--- RECORD EXCERPTS ---

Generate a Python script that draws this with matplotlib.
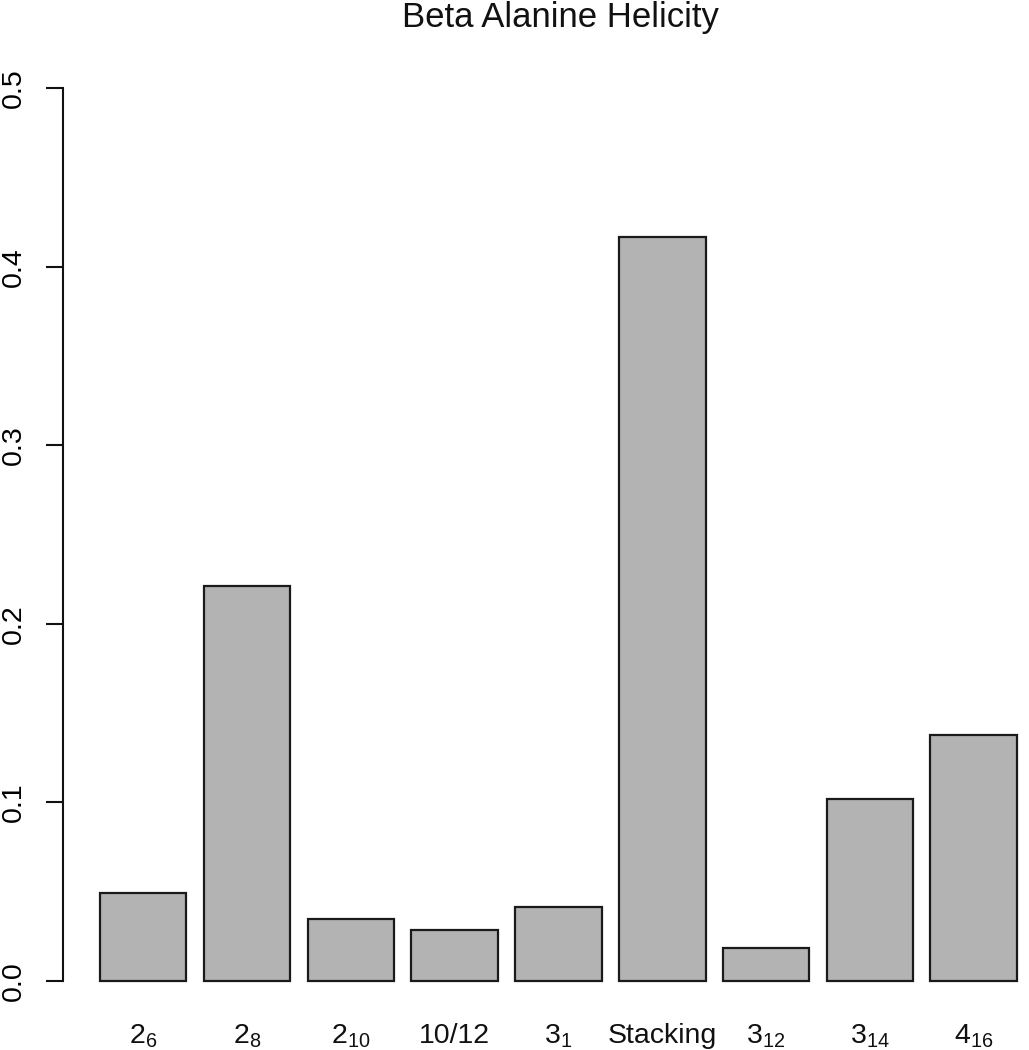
import matplotlib
matplotlib.use('Agg')
import matplotlib.pyplot as plt
import matplotlib.transforms as mtransforms

plt.rcParams['font.family'] = ['Liberation Sans', 'DejaVu Sans']
plt.rcParams['mathtext.fontset'] = 'custom'
plt.rcParams['mathtext.rm'] = 'Liberation Sans'
plt.rcParams['mathtext.it'] = 'Liberation Sans'

# data
categories = [r'$\mathregular{2_{6}}$', r'$\mathregular{2_{8}}$', r'$\mathregular{2_{10}}$',
              '10/12', r'$\mathregular{3_{1}}$', 'Stacking', r'$\mathregular{3_{12}}$',
              r'$\mathregular{3_{14}}$', r'$\mathregular{4_{16}}$']
values = [0.0493, 0.221, 0.0349, 0.0288, 0.0415, 0.4167, 0.0185, 0.1018, 0.1378]
yticks = [0.0, 0.1, 0.2, 0.3, 0.4, 0.5]
ytick_labels = ['0.0', '0.1', '0.2', '0.3', '0.4', '0.5']

W, H = 1029, 1050
fig = plt.figure(figsize=(W / 100, H / 100), dpi=100)
fig.patch.set_facecolor('white')

# plot region like R barplot (extends past the right edge of the image)
ax = fig.add_axes([63.3 / W, (H - 1016.7) / H, (1053.6 - 63.3) / W, (1016.7 - 52.6) / H])
ax.set_facecolor('none')

# R barplot geometry: width 1, space 0.2
centers = [0.7 + 1.2 * i for i in range(len(values))]
ax.bar(centers, values, width=1.0, color='#B3B3B3', edgecolor='#1A1A1A', linewidth=1.6)

ax.set_xlim(-0.224, 11.224)
ax.set_ylim(-0.02, 0.52)

for s in ['top', 'right', 'bottom']:
    ax.spines[s].set_visible(False)
ax.spines['left'].set_bounds(0, 0.5)
ax.spines['left'].set_linewidth(1.5)
ax.spines['left'].set_color('#111111')

ax.set_xticks([])
ax.set_yticks(yticks)
ax.set_yticklabels(ytick_labels, rotation=90, va='center', fontsize=20.5)
ax.tick_params(axis='y', length=12.5, width=1.5, pad=14, color='#111111')

trans = mtransforms.blended_transform_factory(ax.transData, fig.transFigure)
for x, lab in zip(centers, categories):
    ax.text(x, (H - 1043) / H, lab, transform=trans, ha='center', va='baseline',
            fontsize=20.5, color='#111111')

fig.text(560 / W, (H - 27) / H, 'Beta Alanine Helicity', ha='center', va='baseline',
         fontsize=25, color='#111111')

fig.savefig('out.png', dpi=100, facecolor='white')
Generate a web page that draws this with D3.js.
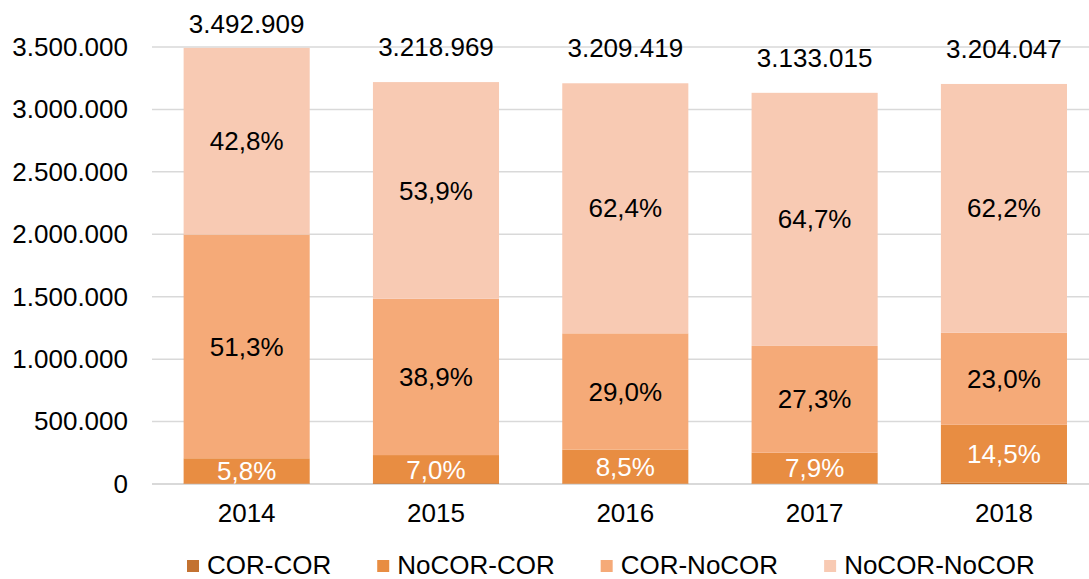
<!DOCTYPE html>
<html>
<head>
<meta charset="utf-8">
<script src="https://cdn.jsdelivr.net/npm/d3@7"></script>
<style>
  body { margin: 0; background: #fff; }
  svg text { font-family: "Liberation Sans", Arial, sans-serif; }
</style>
</head>
<body>
<script>
// data
const years = ["2014", "2015", "2016", "2017", "2018"];
const totals = [3492909, 3218969, 3209419, 3133015, 3204047];
const series = ["COR-COR", "NoCOR-COR", "COR-NoCOR", "NoCOR-NoCOR"];
const pctCorCor = [0.1, 0.2, 0.1, 0.1, 0.3];
const pctNoCorCor = [5.8, 7.0, 8.5, 7.9, 14.5];
const pctCorNoCor = [51.3, 38.9, 29.0, 27.3, 23.0];
const pctNoCorNoCor = [42.8, 53.9, 62.4, 64.7, 62.2];
const yTicks = [0, 500000, 1000000, 1500000, 2000000, 2500000, 3000000, 3500000];
const colors = ["#c37231", "#e88d42", "#f5aa78", "#f8cab3"];

const pcts = [pctCorCor, pctNoCorCor, pctCorNoCor, pctNoCorNoCor];
const rows = years.map((yr, i) => {
  const r = { year: yr, total: totals[i] };
  series.forEach((s, k) => { r[s] = totals[i] * pcts[k][i] / 100; r["p_" + s] = pcts[k][i]; });
  return r;
});

const W = 1089, H = 579;
const plotLeft = 152, plotRight = 1098.6, plotTop = 47, plotBottom = 484;
const fs = 26;

const loc = d3.formatLocale({ decimal: ",", thousands: ".", grouping: [3], currency: ["", "€"] });
const fmtNum = loc.format(",.0f");
const fmtPct = loc.format(".1f");

const svg = d3.select("body").append("svg")
  .attr("width", W).attr("height", H);

const x = d3.scaleBand().domain(years).range([plotLeft, plotRight]).paddingInner(0.334).paddingOuter(0.167);
const y = d3.scaleLinear().domain([0, 3500000]).range([plotBottom, plotTop]);

// gridlines
svg.append("g").selectAll("line")
  .data(yTicks)
  .enter().append("line")
  .attr("x1", plotLeft).attr("x2", W)
  .attr("y1", d => y(d)).attr("y2", d => y(d))
  .attr("stroke", "#d9d9d9")
  .attr("stroke-width", d => d === 0 ? 2 : 1.5);

// y axis labels
const yAxis = svg.append("g")
  .attr("transform", "translate(128,0)")
  .call(d3.axisLeft(y).tickValues(yTicks).tickFormat(fmtNum).tickSize(0).tickPadding(0));
yAxis.select(".domain").remove();
yAxis.selectAll("text")
  .attr("font-size", fs).attr("fill", "#000")
  .style("font-family", "'Liberation Sans', Arial, sans-serif");

// stacked bars
const stacked = d3.stack().keys(series)(rows);
const layers = svg.append("g").selectAll("g")
  .data(stacked)
  .enter().append("g")
  .attr("fill", (d, i) => colors[i]);

layers.selectAll("rect")
  .data(d => d)
  .enter().append("rect")
  .attr("x", d => x(d.data.year))
  .attr("width", x.bandwidth())
  .attr("y", d => y(d[1]))
  .attr("height", d => y(d[0]) - y(d[1]));

// percent labels (skip tiny COR-COR)
stacked.forEach((layer, k) => {
  if (k === 0) return;
  svg.append("g").selectAll("text")
    .data(layer)
    .enter().append("text")
    .attr("x", d => x(d.data.year) + x.bandwidth() / 2)
    .attr("y", d => k === 1 ? (y(0) + y(d[1])) / 2 : (y(d[0]) + y(d[1])) / 2)
    .attr("dy", "0.35em")
    .attr("text-anchor", "middle")
    .attr("font-size", fs)
    .attr("fill", k === 1 ? "#fff" : "#000")
    .text(d => fmtPct(d.data["p_" + series[k]]) + "%");
});

// totals
svg.append("g").selectAll("text")
  .data(rows)
  .enter().append("text")
  .attr("x", d => x(d.year) + x.bandwidth() / 2)
  .attr("y", d => Math.max(33, y(d.total) - 26))
  .attr("text-anchor", "middle")
  .attr("font-size", fs)
  .attr("fill", "#000")
  .text(d => fmtNum(d.total));

// x axis labels
const xAxis = svg.append("g")
  .attr("transform", "translate(0," + plotBottom + ")")
  .call(d3.axisBottom(x).tickSize(0).tickPadding(20));
xAxis.select(".domain").remove();
xAxis.selectAll("text")
  .attr("font-size", fs).attr("fill", "#000")
  .style("font-family", "'Liberation Sans', Arial, sans-serif");

// legend
const legend = svg.append("g").attr("transform", "translate(187,565)");
let lx = 0;
series.forEach((s, i) => {
  const g = legend.append("g").attr("transform", "translate(" + lx + ",0)");
  g.append("rect").attr("x", 0).attr("y", -5).attr("width", 12).attr("height", 12).attr("fill", colors[i]);
  const t = g.append("text").attr("x", 20).attr("dy", "0.35em")
    .attr("font-size", fs).attr("fill", "#000").text(s);
  lx += 20 + t.node().getComputedTextLength() + 46;
});
</script>
</body>
</html>
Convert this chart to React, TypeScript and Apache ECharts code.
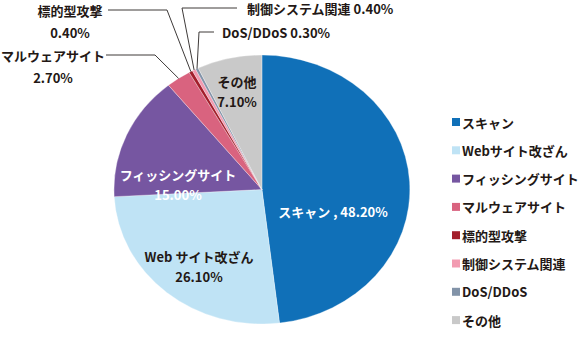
import React, { useEffect, useRef } from "react";
import * as echarts from "echarts";

const categories = ["スキャン", "Webサイト改ざん", "フィッシングサイト", "マルウェアサイト", "標的型攻撃", "制御システム関連", "DoS/DDoS", "その他"];
const values = [48.2, 26.1, 15.0, 2.7, 0.4, 0.4, 0.3, 7.1];
const labelNames = ["スキャン", "Web サイト改ざん", "フィッシングサイト", "マルウェアサイト", "標的型攻撃", "制御システム関連", "DoS/DDoS", "その他"];

const colors = ["#1070b8", "#bfe3f5", "#7656a1", "#d9637f", "#a31e2b", "#f29bb1", "#8293a8", "#c9c9c9"];

const CX = 262;
const CY = 189.5;
const RX = 148;
const RY = 134.5;
const FONT = '"Noto Sans CJK JP", "Noto Sans", sans-serif';

// label layout: kind, text anchor, elbow points
const labelLayout: any[] = [
  { kind: "inside", x: 333, y: 211, color: "#ffffff", oneLine: true },
  { kind: "inside", x: 199, y: 266, color: "#231815" },
  { kind: "inside", x: 178, y: 184, color: "#ffffff" },
  { kind: "outside", x: 53, y: 66, align: "center", elbow: [[106, 55], [155, 55]] },
  { kind: "outside", x: 70, y: 21, align: "center", elbow: [[108, 10], [167, 10]] },
  { kind: "outside", x: 247, y: 8, align: "left", oneLine: true, elbow: [[237, 8], [182, 8]] },
  { kind: "outside", x: 222, y: 32, align: "left", oneLine: true, elbow: [[214, 32], [199, 32]] },
  { kind: "inside", x: 237, y: 91, color: "#231815" },
];

const total = values.reduce((a, b) => a + b, 0);
const starts: number[] = [];
values.reduce((acc, v, i) => {
  starts[i] = acc;
  return acc + v;
}, 0);

const fmt = (v: number) => v.toFixed(2) + "%";

export default function App() {
  const ref = useRef<HTMLDivElement>(null);
  useEffect(() => {
    if (!ref.current) return;
    const chart = echarts.init(ref.current, null, { renderer: "svg" });
    const series = categories.map((name, i) => ({
      type: "custom",
      name,
      coordinateSystem: "none",
      itemStyle: { color: colors[i] },
      data: [[values[i], starts[i]]],
      renderItem: (params: any, api: any) => {
        const v = api.value(0);
        const s = api.value(1);
        const a0 = -Math.PI / 2 + (s / total) * Math.PI * 2;
        const a1 = -Math.PI / 2 + ((s + v) / total) * Math.PI * 2;
        const mid = (a0 + a1) / 2;
        const lay = labelLayout[i];
        const children: any[] = [
          {
            type: "sector",
            shape: { cx: CX, cy: CY, r: RY, r0: 0, startAngle: a0, endAngle: a1, clockwise: true },
            originX: CX,
            originY: CY,
            scaleX: RX / RY,
            style: { fill: colors[i], stroke: "#ffffff", lineWidth: 0.3 },
          },
        ];
        const name = labelNames[i];
        const text = lay.oneLine
          ? (lay.kind === "inside" ? name + " , " + fmt(v) : name + " " + fmt(v))
          : name + "\n" + fmt(v);
        if (lay.kind === "outside") {
          const ex = CX + RX * Math.cos(mid);
          const ey = CY + RY * Math.sin(mid);
          children.push({
            type: "polyline",
            shape: { points: [...lay.elbow, [ex, ey]] },
            style: { stroke: "#3e3a39", lineWidth: 1, fill: null },
            z2: 10,
          });
          children.push({
            type: "text",
            x: lay.x,
            y: lay.y,
            style: {
              text,
              fill: "#231815",
              font: `bold 13px ${FONT}`,
              align: lay.align,
              verticalAlign: "middle",
              lineHeight: 22,
            },
            z2: 10,
          });
        } else {
          children.push({
            type: "text",
            x: lay.x,
            y: lay.y,
            style: {
              text,
              fill: lay.color,
              font: `bold 13px ${FONT}`,
              align: "center",
              verticalAlign: "middle",
              lineHeight: 20,
            },
            z2: 10,
          });
        }
        return { type: "group", children };
      },
    }));
    chart.setOption({
      animation: false,
      backgroundColor: "#ffffff",
      legend: {
        orient: "vertical",
        left: 452,
        top: 114,
        padding: 0,
        icon: "rect",
        itemWidth: 8,
        itemHeight: 8,
        itemGap: 12.3,
        data: categories,
        textStyle: {
          fontFamily: FONT,
          fontWeight: "bold",
          fontSize: 13,
          color: "#231815",
          padding: [0, 0, 0, -3],
          lineHeight: 16,
        },
        selectedMode: false,
      },
      series,
    });
    return () => chart.dispose();
  }, []);
  return <div ref={ref} style={{ position: "fixed", left: 0, top: 0, width: 585, height: 352 }} />;
}
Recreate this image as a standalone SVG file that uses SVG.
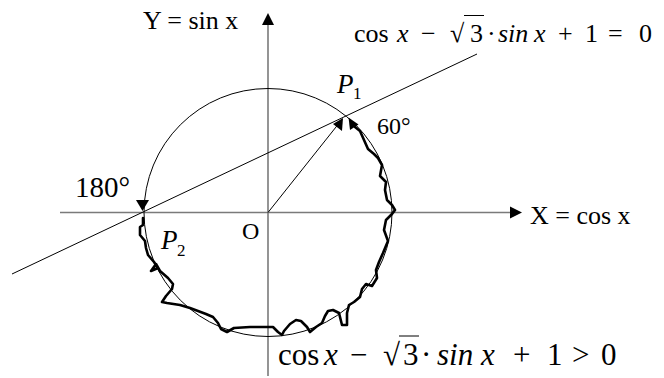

---

> [WHAT YOU SHOULD DO]
Would you reproduce the lines above, from the very first through the line containing "import matplotlib.transforms as mtransforms", exactly and without the pictures?

> [SOLUTION FOR THIS TASK]
Generate a Python script that draws this with matplotlib.
import matplotlib
matplotlib.use('Agg')
import matplotlib.pyplot as plt
import matplotlib.transforms as mtransforms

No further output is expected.